さて「アンティゴネ」に戻るが、クレオンがポリュネイケスの埋葬を禁じたことは「理念」による抑止とは言えないだろう。彼の言葉の端々に権力者として、年長者として、父として、男としての傲慢さが垣間見える。ここにアンティゴネの「兄を埋葬したい」との思いは自然の法として正当性を帯び、読み手の共感を得ることになる。
ハイモンはアンティゴネを救うため、父親のクレオンの説得を試みる。
それは婚約者を助けたいという情に訴えるものではなく、アンティゴネに同情する民の声に耳を傾けるように諫言する分別のある言葉だ。
臣下たちもハイモンに共感し、クレモンに翻意を促す。
ところがクレモンは年長者に対し若造が説教をしたとし、更になぜ権力者が民意を聞かなければならないのかと怒りを爆発させる。
ハイモンと同様、テイレシアスもクレオン王を諫める役割を担うが、ハイモンが若者であり、民意を理由に下から進言するのに対し、テイレシアスは予言者であり、知恵者として上から進言するといった違いがある。

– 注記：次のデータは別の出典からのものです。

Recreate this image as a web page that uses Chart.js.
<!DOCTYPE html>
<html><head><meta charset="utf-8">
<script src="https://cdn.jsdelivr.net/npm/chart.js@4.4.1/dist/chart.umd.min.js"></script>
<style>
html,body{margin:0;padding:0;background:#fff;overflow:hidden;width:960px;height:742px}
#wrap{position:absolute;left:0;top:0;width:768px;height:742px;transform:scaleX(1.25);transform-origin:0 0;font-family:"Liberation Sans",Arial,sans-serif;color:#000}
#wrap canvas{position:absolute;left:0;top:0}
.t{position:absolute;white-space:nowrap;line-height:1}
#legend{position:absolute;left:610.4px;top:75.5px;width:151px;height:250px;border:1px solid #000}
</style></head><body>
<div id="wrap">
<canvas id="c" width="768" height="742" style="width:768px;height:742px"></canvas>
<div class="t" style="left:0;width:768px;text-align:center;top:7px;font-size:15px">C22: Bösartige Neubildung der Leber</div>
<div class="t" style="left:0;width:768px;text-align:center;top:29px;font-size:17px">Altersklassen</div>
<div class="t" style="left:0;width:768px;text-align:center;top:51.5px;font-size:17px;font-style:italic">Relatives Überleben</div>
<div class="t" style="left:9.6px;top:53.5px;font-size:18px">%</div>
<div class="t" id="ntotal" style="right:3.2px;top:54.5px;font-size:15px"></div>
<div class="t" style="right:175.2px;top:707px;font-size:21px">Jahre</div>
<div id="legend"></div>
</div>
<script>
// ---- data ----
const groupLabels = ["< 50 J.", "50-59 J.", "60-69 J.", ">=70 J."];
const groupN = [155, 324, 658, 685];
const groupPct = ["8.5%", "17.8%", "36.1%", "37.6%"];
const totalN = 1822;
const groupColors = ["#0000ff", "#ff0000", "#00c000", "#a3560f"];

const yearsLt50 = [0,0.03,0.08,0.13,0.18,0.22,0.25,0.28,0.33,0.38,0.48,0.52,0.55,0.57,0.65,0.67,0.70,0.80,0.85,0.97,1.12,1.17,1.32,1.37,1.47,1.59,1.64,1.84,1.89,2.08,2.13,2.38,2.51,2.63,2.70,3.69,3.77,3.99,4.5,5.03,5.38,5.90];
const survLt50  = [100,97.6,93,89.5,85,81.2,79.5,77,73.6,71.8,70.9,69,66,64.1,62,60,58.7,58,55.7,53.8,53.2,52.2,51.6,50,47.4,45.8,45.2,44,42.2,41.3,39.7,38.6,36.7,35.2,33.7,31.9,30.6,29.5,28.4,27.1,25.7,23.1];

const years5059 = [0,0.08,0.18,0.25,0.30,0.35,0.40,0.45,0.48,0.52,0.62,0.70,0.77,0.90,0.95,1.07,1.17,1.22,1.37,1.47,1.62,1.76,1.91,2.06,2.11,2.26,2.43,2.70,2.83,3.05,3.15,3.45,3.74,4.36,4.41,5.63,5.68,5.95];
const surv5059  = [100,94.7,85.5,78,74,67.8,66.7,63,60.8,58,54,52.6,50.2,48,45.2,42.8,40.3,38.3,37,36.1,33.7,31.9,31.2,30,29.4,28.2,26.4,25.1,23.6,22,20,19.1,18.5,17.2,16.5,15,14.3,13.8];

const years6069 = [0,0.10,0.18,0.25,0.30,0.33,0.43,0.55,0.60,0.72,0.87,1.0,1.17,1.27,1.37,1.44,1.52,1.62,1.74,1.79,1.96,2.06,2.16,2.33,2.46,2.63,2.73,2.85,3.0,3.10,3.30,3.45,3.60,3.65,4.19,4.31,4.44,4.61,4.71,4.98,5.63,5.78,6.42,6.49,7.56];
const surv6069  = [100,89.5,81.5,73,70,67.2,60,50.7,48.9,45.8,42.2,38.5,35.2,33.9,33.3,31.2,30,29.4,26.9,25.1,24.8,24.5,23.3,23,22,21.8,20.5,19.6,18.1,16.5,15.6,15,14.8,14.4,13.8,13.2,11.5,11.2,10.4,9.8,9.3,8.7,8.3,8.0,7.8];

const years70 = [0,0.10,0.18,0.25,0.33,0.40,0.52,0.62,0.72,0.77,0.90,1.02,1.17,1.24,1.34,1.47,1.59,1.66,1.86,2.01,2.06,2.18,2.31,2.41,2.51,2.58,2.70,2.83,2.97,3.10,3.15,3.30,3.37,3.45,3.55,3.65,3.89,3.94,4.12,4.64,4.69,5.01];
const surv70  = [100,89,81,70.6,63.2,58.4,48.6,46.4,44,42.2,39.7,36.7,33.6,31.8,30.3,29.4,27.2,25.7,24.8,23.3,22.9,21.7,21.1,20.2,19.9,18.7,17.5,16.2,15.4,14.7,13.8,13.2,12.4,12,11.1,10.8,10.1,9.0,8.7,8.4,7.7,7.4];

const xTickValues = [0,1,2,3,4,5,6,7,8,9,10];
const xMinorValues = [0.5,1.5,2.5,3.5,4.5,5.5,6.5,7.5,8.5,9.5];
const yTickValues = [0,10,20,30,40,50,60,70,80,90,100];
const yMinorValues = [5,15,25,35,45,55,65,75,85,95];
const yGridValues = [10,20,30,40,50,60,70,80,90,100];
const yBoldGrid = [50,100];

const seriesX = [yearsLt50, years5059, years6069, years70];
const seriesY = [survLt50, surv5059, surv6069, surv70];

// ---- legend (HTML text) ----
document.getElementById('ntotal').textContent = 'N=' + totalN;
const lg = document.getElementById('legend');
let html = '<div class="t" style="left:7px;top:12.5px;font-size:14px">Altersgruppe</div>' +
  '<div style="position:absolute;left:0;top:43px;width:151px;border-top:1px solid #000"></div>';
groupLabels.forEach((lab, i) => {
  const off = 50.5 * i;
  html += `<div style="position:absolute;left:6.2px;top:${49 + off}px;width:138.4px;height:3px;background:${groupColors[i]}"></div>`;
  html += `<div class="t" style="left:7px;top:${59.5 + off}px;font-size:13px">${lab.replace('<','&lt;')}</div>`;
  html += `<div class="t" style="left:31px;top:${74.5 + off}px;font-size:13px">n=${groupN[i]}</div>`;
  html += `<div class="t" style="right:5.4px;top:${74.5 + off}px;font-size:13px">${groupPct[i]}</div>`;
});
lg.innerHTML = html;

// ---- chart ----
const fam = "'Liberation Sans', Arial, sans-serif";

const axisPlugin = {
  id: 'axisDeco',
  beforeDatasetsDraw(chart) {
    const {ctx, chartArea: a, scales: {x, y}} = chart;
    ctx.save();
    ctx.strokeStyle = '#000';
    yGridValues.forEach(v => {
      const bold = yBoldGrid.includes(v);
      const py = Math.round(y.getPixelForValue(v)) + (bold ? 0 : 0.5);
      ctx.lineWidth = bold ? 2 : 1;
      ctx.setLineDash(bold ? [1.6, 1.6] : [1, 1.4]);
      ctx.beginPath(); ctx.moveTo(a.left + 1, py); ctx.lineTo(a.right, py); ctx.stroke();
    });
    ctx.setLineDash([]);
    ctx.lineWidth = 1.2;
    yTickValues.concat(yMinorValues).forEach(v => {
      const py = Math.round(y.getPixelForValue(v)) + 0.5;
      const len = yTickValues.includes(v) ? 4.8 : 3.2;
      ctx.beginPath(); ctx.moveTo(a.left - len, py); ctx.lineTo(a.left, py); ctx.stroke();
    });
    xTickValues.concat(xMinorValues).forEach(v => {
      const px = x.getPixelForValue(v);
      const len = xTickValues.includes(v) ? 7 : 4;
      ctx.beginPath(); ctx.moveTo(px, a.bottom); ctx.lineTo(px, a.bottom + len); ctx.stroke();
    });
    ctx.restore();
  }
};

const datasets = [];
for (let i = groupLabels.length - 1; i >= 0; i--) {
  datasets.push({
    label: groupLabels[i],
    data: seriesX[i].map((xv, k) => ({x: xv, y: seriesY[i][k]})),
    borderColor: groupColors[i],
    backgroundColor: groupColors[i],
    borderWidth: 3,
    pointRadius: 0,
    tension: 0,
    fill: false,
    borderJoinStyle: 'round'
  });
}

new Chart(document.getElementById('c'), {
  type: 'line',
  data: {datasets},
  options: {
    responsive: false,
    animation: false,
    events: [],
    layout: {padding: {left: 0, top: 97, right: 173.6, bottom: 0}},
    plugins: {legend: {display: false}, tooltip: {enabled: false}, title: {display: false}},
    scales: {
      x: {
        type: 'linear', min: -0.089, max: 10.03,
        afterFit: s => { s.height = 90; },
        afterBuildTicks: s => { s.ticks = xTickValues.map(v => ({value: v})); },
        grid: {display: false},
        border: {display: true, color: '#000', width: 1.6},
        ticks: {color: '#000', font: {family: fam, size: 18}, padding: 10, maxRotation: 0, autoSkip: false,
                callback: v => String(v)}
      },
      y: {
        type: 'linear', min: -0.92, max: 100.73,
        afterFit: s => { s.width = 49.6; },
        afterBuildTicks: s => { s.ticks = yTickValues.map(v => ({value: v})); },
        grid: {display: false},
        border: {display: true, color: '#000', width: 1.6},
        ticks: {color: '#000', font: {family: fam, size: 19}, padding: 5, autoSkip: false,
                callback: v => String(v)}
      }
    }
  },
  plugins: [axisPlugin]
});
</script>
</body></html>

しかしクレオンはテイレシアスの言葉も退ける。若者の言葉だけではなく智慧ある者の言葉も聞こうとしないのだ。
もはや誰の言葉も通じないほど、権力の座に酔いしれ傲慢になっているのだろう。
こういった人物は会社ではたくさん生息していそうだ。特に創業者社長なら周りに自分を諫める者もいないだろう。ついつい傲慢になってしまう・・・と言うより、傲慢でなければ社長になどなれないと考えるべきか?
そういえば先日ある上場企業の名物社長が、そのワンマンぶりを暴いた週刊誌とリークした元社員を相手に訴えるという出来事があった。この企業は株主総会でも経営陣が、質問した株主を非難するといった珍事があったようだ。
実態は分からないが、端から見ていると成功を収めた経営者が長期間権力の座にいることによって、誰の言うことも聞かず、裸の王様になっていくという、いかにもありそうな話のような気がする。
力を持つ人間が分別を持ち、謙虚に人の意見を聞くというのは、やはり難しいことなのだろう。
幸運なことに自分はクレオンと違って何の力も持っていない。権力をふるう相手どころか、妻も子供もいないので先立たれる心配もない。
自らの権力と驕りにより悲劇を迎えるという心配はなさそうだ。とりあえずは「非力で良かった・・・」と考えておくべきか。